= Ishema Party =

Political party in Rwanda

Ishema Party is a Rwandan political movement founded by Thomas Nahimana and other young Rwandan activists and scholars, including Nadine Claire Kasinge, Chaste Gahunde, and Venant Nkurunziza. They met in Paris and for three days exchanged on issues facing Rwanda and possible consequences. Ultimately, they started a political party.

== Vision ==
The vision set by the founders is "promoting Democracy through the truth, intrepidness and social justice". They advocated non-violence and peace, based on dialogue and consensus upon the constructive initiatives to be implemented in a manner evenly beneficial to all the citizens. Every Umutaripfana should stand for truth, intrepidity, and social justice.

==History==
Ishema was founded in Paris, France on 28 January 2013.

On 8 February 2014 Ishema convened its first Congress and decided to go back home and realise their program as described in their document "Together to Modernise Rwanda". The Congress nominated Thomas Nahimana as its presidential candidate in the elections of 2017.

However, Ishema leaders were denied entry by the Government of Rwanda.

After consultation with other members of Rwanda opposition in exile, members of Civil Society, and others, they founded a Government of Rwanda in Exile on 20 February 2017. Nahimana became president and Abdullah Akishuri became Prime Minister along with 12 other Cabinet Ministers.

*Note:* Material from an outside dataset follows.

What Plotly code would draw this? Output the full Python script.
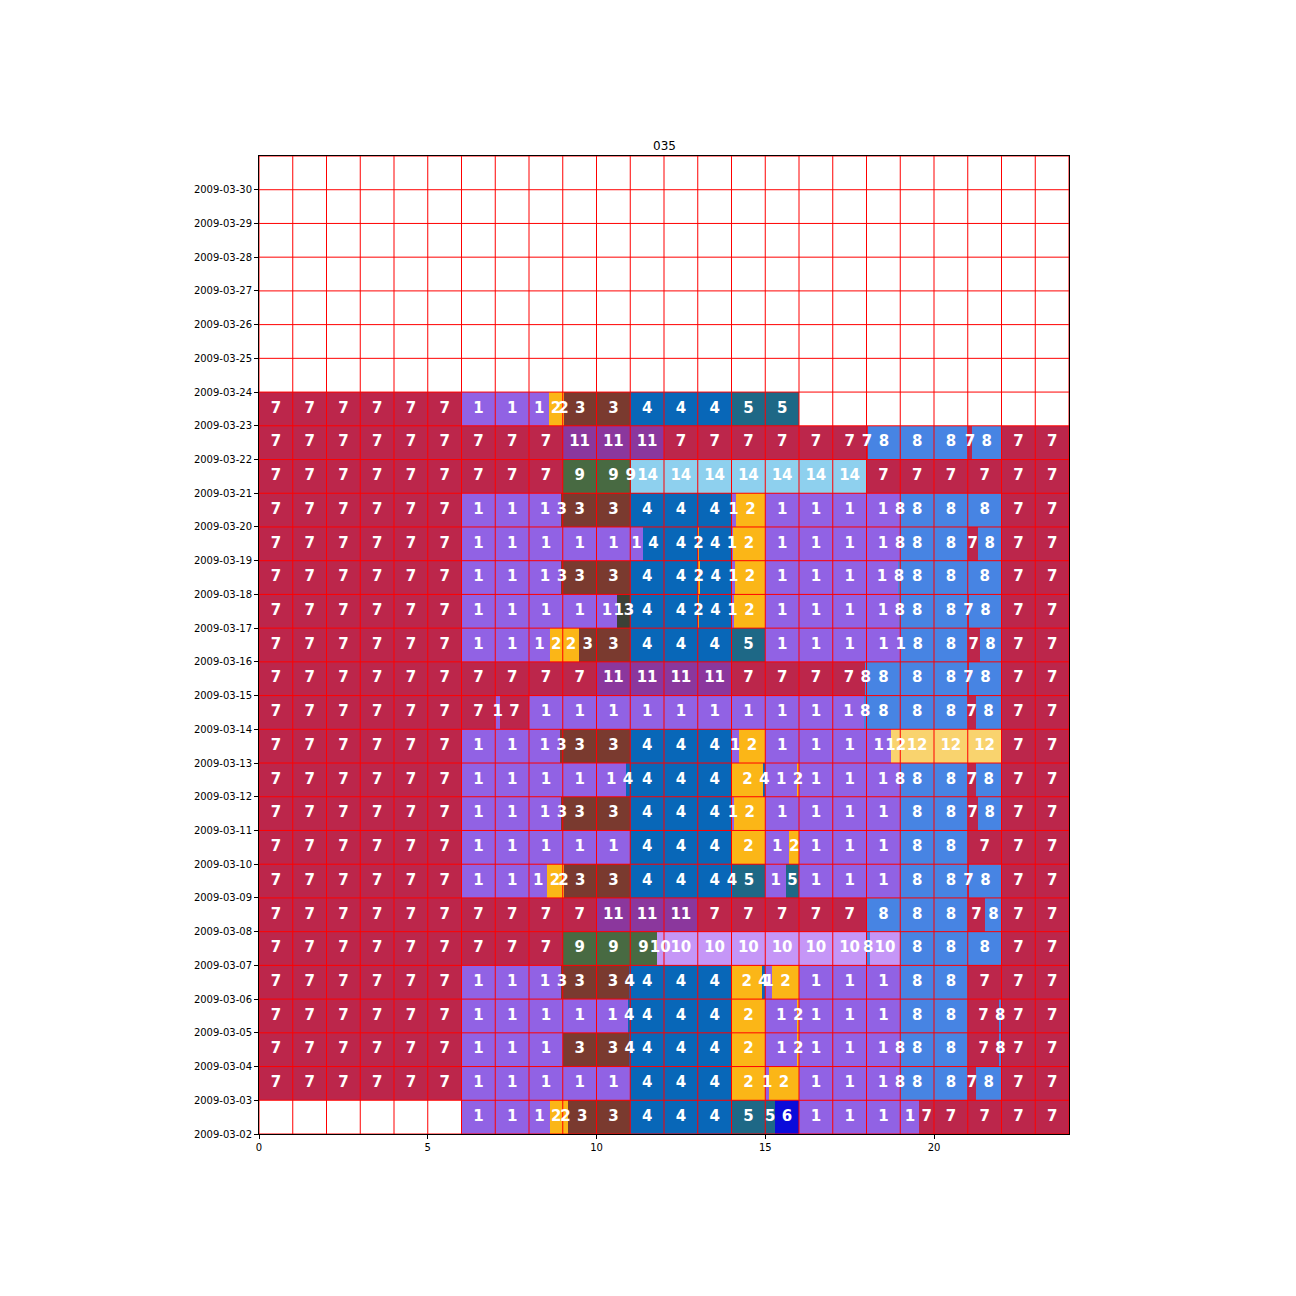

Members of Ishema are called Abataripfana ("Brave people who can never stop saying the truth no matter what").

==leprophète.fr==
Nahima and others created an online newspaper, leprophète.fr, to present their political views. The Rwandan government condemned the paper as dangerous.

== Thomas Nahimana ==

Thomas Nahimana was a priest in Cyangugu diocese, in southwestern Rwanda. He fled the country in 2005 and lives in France. He holds dual Rwandan and French citizenship.

Nahimana, in common with Victoire Ingabire Umuhoza and other opponents of the Rwandan Patriotic Front, was accused as a genocide denier from comments he made while abroad. He could face charges and years of imprisonment. Nahima briefly sought to join with the Democratic Forces for the Liberation of Rwanda (FDRL), but was rejected.

==2017 presidential election==
On January 22, 2017, Nahimana attempted to return to Rwanda to campaign. He would have become the sole opponent against Paul Kagame. Once again Nahimana was denied entry by the Rwandan Directorate of Immigration on the basis of a series of passport and visa issues.